The industry’s supply chain consists of three broad categories—generation, transmission, and distribution.
Power generation requires a fuel source—for example, coal, nuclear, natural gas, or wind—and a power plant to convert the fuel source into electricity. Then the generated electricity is supplied to the transmission lines after stepping up—or increasing—the voltage. PPL Corporation (PPL) and Duke Energy (DUK) generate the maximum amount of electricity among their peers. The Utilities Select Sector SPDR (XLU) has exposure to both the companies.
Transmission involves transmitting electricity over long distances. The energy is at very high voltages. The voltages are increased because electricity can be transferred more efficiently at higher voltages. American Electric Power Company (AEP) operates more than 39,000 miles of transmission across the country. Southern Company (SO) manages 27,000 miles of transmission.
Distribution steps down—or reduces—the voltage. It delivers electricity locally to commercial and residential customers. The customers are the end users of electricity. For industrial users, the distribution costs are less because they’re supplied high voltage power.

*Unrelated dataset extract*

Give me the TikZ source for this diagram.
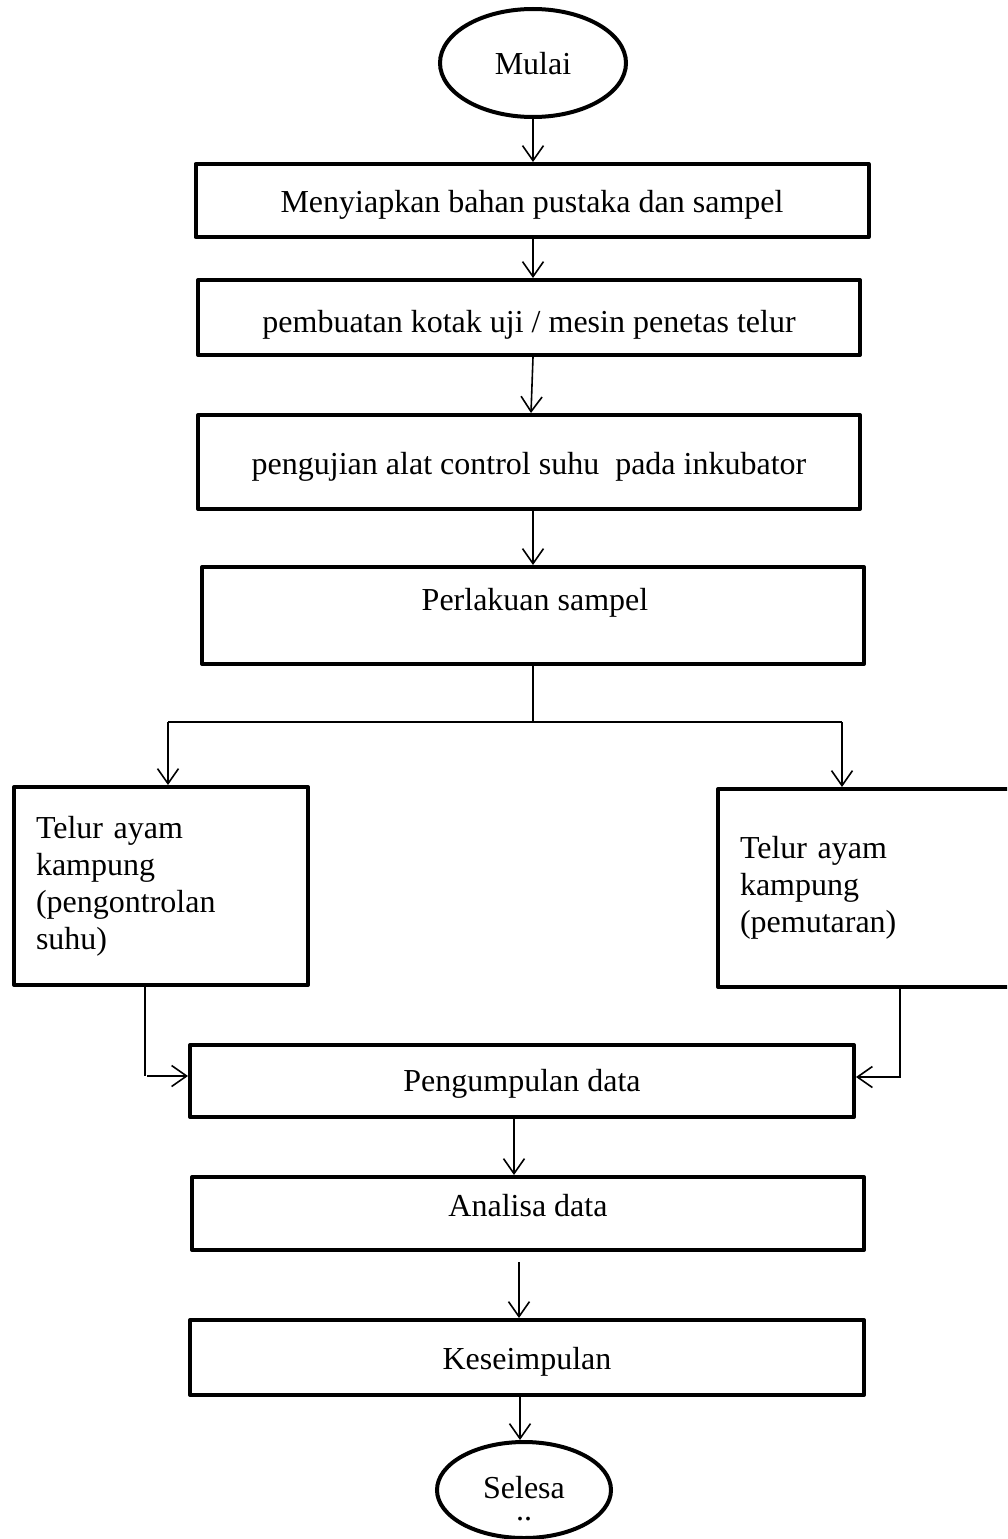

A vertically integrated utility handles the functions, transmission, and distribution of electricity within a certain geographical area. Apart from integrated players, many utilities exist. They handle one or two of the above functions.
The cost of generation is the major component of electricity’s price. It accounts for 58% of the cost. Electricity’s transmission and distribution to end users accounts for 11% and 31% of the average prices.